Gibt es Überblicke darüber, wie die Zuwanderer integriert sind oder wie lange es dauert, bis sie integriert sind?

Es kommt wieder darauf an, über welche Gruppe wir hier reden. Entscheidend ist auch, ob es schon Communities vor Ort gibt, die bei der Integration helfen können. Wie sind die Sprachfähigkeiten der Personen? Wie schnell können diese in Berufen die Sprachfähigkeiten erwerben? In welchen Branchen arbeiten Sie? In den IT-Branchen, wo auch sehr häufig Englisch gesprochen wird und Belegschaften sehr international sind, gelingt Integration natürlich schneller. Bei SAP etwa stammt jede zweite Patentanmeldung von Erfindern mit Migrationsgeschichte.

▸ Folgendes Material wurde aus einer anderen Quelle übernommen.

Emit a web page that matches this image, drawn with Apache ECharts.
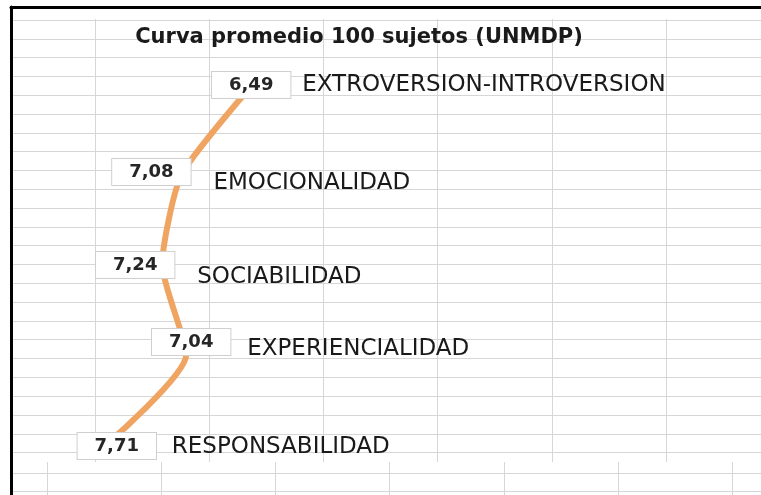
<!DOCTYPE html>
<html>
<head>
<meta charset="utf-8">
<title>Curva promedio 100 sujetos (UNMDP)</title>
<script src="https://cdn.jsdelivr.net/npm/echarts@6/dist/echarts.min.js"></script>
<style>
    html, body { margin: 0; padding: 0; background: #fff; }
    #chartmain { width: 761px; height: 495px; }
</style>
</head>
<body>
<div id="chartmain"></div>
<script>
// datos de la curva
var titulo = 'Curva promedio 100 sujetos (UNMDP)';
var factores = ['EXTROVERSION-INTROVERSION', 'EMOCIONALIDAD', 'SOCIABILIDAD', 'EXPERIENCIALIDAD', 'RESPONSABILIDAD'];
var promedios = [6.49, 7.08, 7.24, 7.04, 7.71];

// desplazamiento de las etiquetas respecto a cada punto (como quedaron en la hoja)
var cajaShift = [[-1, 0], [-30, -3], [-27, 0], [5, -13], [11, 1]];
var nombreShift = [[50, 0], [32, 8], [35, 12], [61, -6], [66, 2]];

var GRIS = '#d6d6d6';

function ejeOculto(extra) {
    var eje = {
        type: 'value',
        axisLine: { show: false },
        axisTick: { show: false },
        axisLabel: { show: false },
        splitLine: { show: false }
    };
    for (var k in extra) { eje[k] = extra[k]; }
    return eje;
}

function coma(v) {
    return v.toFixed(2).replace('.', ',');
}

var datosCaja = [];
var datosNombre = [];
for (var i = 0; i < promedios.length; i++) {
    datosCaja.push({ value: promedios[i], label: { offset: cajaShift[i] } });
    datosNombre.push({ value: promedios[i], label: { offset: nombreShift[i] } });
}

var lineaHoja = { show: true, showMaxLine: false, lineStyle: { color: GRIS, width: 1 } };
var ANCHO_CELDA = 114.2;

option = {
    animation: false,
    backgroundColor: '#fff',
    title: {
        text: titulo,
        left: 359,
        top: 27,
        textAlign: 'center',
        padding: 0,
        z: 20,
        textStyle: {
            fontFamily: 'DejaVu Sans',
            fontWeight: 'bold',
            fontSize: 21,
            color: '#1a1a1a'
        }
    },
    grid: [
        // 0: celdas de la hoja debajo del grafico (verticales)
        { left: 47, right: 0, top: 462, bottom: 0, z: 0 },
        // 1: celdas de la hoja debajo del grafico (horizontales)
        { left: 11, right: 0, bottom: 4, height: 468, z: 0 },
        // 2: fondo blanco del grafico
        { left: 11, right: 0, top: 7, bottom: 33, show: true, backgroundColor: '#fff', borderWidth: 0, z: 1 },
        // 3: lineas horizontales dentro del grafico
        { left: 11, right: 0, top: 20, height: 432.6, z: 2 },
        // 4: lineas verticales dentro del grafico
        { left: 95, right: 0, top: 19, bottom: 33, z: 2 },
        // 5: marco negro
        { left: 11, right: 0, top: 7, bottom: 0, z: 3 },
        // 6: la curva
        { left: 71, width: 360, top: 85, height: 360, z: 4 }
    ],
    xAxis: [
        ejeOculto({ gridIndex: 0, min: 0, max: (761 - 47) / ANCHO_CELDA, interval: 1, splitLine: lineaHoja, z: 0 }),
        ejeOculto({ gridIndex: 1, min: 0, max: 1, z: 0 }),
        ejeOculto({ gridIndex: 2, min: 0, max: 1, z: 1 }),
        ejeOculto({ gridIndex: 3, min: 0, max: 1, z: 2 }),
        ejeOculto({ gridIndex: 4, min: 0, max: (761 - 95) / ANCHO_CELDA, interval: 1, splitLine: lineaHoja, z: 2 }),
        ejeOculto({
            gridIndex: 5, min: 0, max: 1, position: 'top', z: 3,
            axisLine: { show: true, onZero: false, lineStyle: { color: '#000', width: 3 } }
        }),
        ejeOculto({ gridIndex: 6, min: 5, max: 8, inverse: true, z: 4 })
    ],
    yAxis: [
        ejeOculto({ gridIndex: 0, min: 0, max: 1, z: 0 }),
        ejeOculto({ gridIndex: 1, min: 0, max: 26, interval: 1, splitLine: lineaHoja, z: 0 }),
        ejeOculto({ gridIndex: 2, min: 0, max: 1, z: 1 }),
        ejeOculto({ gridIndex: 3, min: 0, max: 23, interval: 1, splitLine: { show: true, lineStyle: { color: GRIS, width: 1 } }, z: 2 }),
        ejeOculto({ gridIndex: 4, min: 0, max: 1, z: 2 }),
        ejeOculto({
            gridIndex: 5, min: 0, max: 1, position: 'left', z: 3,
            axisLine: { show: true, onZero: false, lineStyle: { color: '#000', width: 3 } }
        }),
        {
            gridIndex: 6,
            type: 'category',
            data: factores,
            inverse: true,
            boundaryGap: false,
            z: 4,
            axisLine: { show: false },
            axisTick: { show: false },
            axisLabel: { show: false },
            splitLine: { show: false }
        }
    ],
    series: [
        {
            name: 'Promedio',
            type: 'line',
            xAxisIndex: 6,
            yAxisIndex: 6,
            smooth: 0.2,
            symbol: 'circle',
            symbolSize: 1,
            z: 10,
            data: datosCaja,
            itemStyle: { color: '#f0a462' },
            lineStyle: { color: '#f0a462', width: 6, cap: 'round' },
            label: {
                show: true,
                position: 'inside',
                formatter: function (p) { return coma(p.value); },
                fontFamily: 'DejaVu Sans',
                fontWeight: 'bold',
                fontSize: 18,
                color: '#262626',
                backgroundColor: '#fff',
                borderColor: '#cfcfcf',
                borderWidth: 1,
                padding: [5, 17, 3, 17]
            }
        },
        {
            name: 'Factores',
            type: 'line',
            xAxisIndex: 6,
            yAxisIndex: 6,
            symbol: 'circle',
            symbolSize: 1,
            z: 10,
            data: datosNombre,
            itemStyle: { color: 'rgba(0,0,0,0)' },
            lineStyle: { opacity: 0 },
            label: {
                show: true,
                position: 'inside',
                align: 'left',
                verticalAlign: 'middle',
                formatter: '{b}',
                fontFamily: 'DejaVu Sans',
                fontSize: 23,
                color: '#1a1a1a'
            }
        }
    ]
};

var myChart = echarts.init(document.getElementById('chartmain'));
myChart.setOption(option);
</script>
</body>
</html>
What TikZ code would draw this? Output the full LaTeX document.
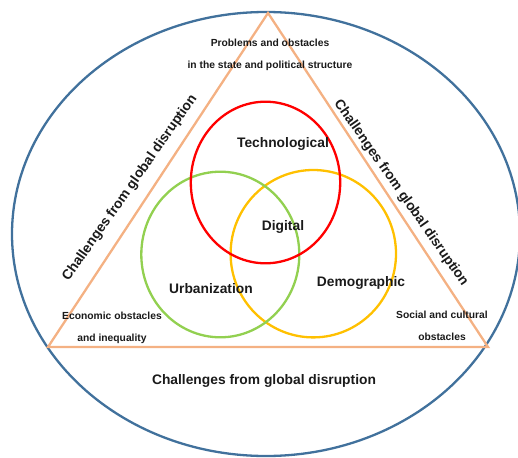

Wer in internationalen Teams unterwegs ist, fühlt sich wahrscheinlich sehr schnell heimisch. Es gibt auch Regionen mit großen internationalen Communities, etwa rund um München, Frankfurt oder im Rheinland. Daneben haben wir die ländlichen Regionen, wo es diese Communities nicht gibt. Hier ist die Herausforderung größer. Das gilt auch für die ostdeutschen Bundesländer. Hochschulen können hier aber ausländische Studierende anziehen, die vor Ort leben und später zu einem Teil bleiben. Wir hatten im Wintersemester 2010 ungefähr ja knapp 5.000 indische Studierende in Deutschland. Im Wintersemester 2022 waren es über 42.000.

Unterm Strich. Ist Deutschland ein attraktives Land für Zuwanderer?

Es ist durch bessere Regeln deutlich attraktiver geworden. Deutschland kann aber noch besser werden. Es sollte wichtige Institutionen wie den Deutschen Akademischen Austauschdienst oder die Goethe-Institute weiter stärken. Damit werden mehr internationale Studierende gewonnen und mehr Personen lernen schon im Ausland Deutsch. Wir können uns mehr bemühen, dass die Leute sich hier wohlfühlen, persönliche Netzwerke aufbauen und dann auch mit der etwas höheren Wahrscheinlichkeit bleiben. Im Moment bleibt so ungefähr jeder dritte Absolvent aus Drittstaaten nach dem Studium in Deutschland. Das ist gar nicht so schlecht, aber man könnte sicher auch jeden zweiten für eine Zukunft in Deutschland gewinnen.